The deeper significance of this tumult during the late 1960s is the students' long-range impact on US higher education. Tragically, conservative courts and legislatures have rolled back the affirmative action policies that helped to bring greater numbers of black students to universities in the 1970s and 1980s, and the soaring cost of a university education has burdened today's graduates with staggering debt obligations. But the black student movement launched the modern era of diversity on college campuses, reshaping academic culture, student life and campus employment and leadership, and these changes have endured.

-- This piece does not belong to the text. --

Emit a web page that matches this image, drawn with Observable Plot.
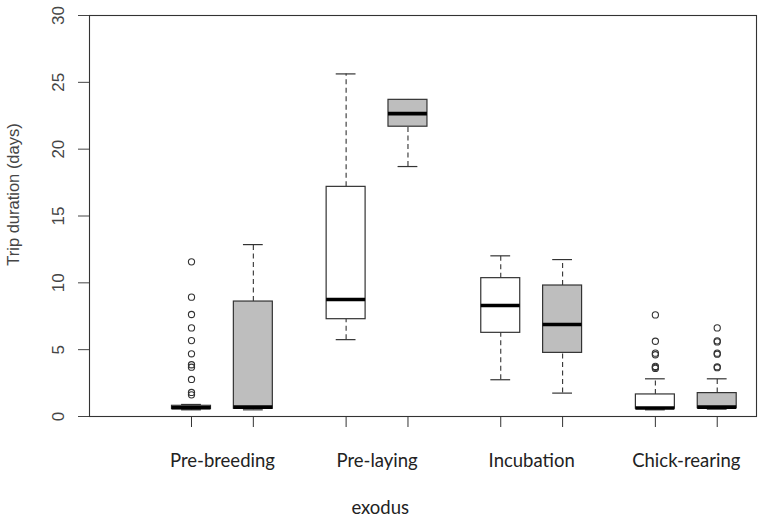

Most notable as an enduring achievement of the movement is the continuing growth and vitality of black studies, or, as it is more commonly known today, African American or African diaspora studies. In light of the heterogeneous nature of the US higher education sector, it is difficult to generalise about the state of African American studies programmes: there is tremendous unevenness in their staffing and finances nationwide. In contrast to recurring rumours of its demise, black studies has survived and at many elite research universities it is flourishing - indeed, 11 universities now confer PhDs in African American studies. But most importantly, in defiance of all the sceptics who have doubted and may continue to doubt the scholarly heft of the field, black studies academics have produced scholarship that has influenced research in the humanities and social sciences more generally, helping to put categories of race, class, gender and sexuality at the centre of academic inquiry.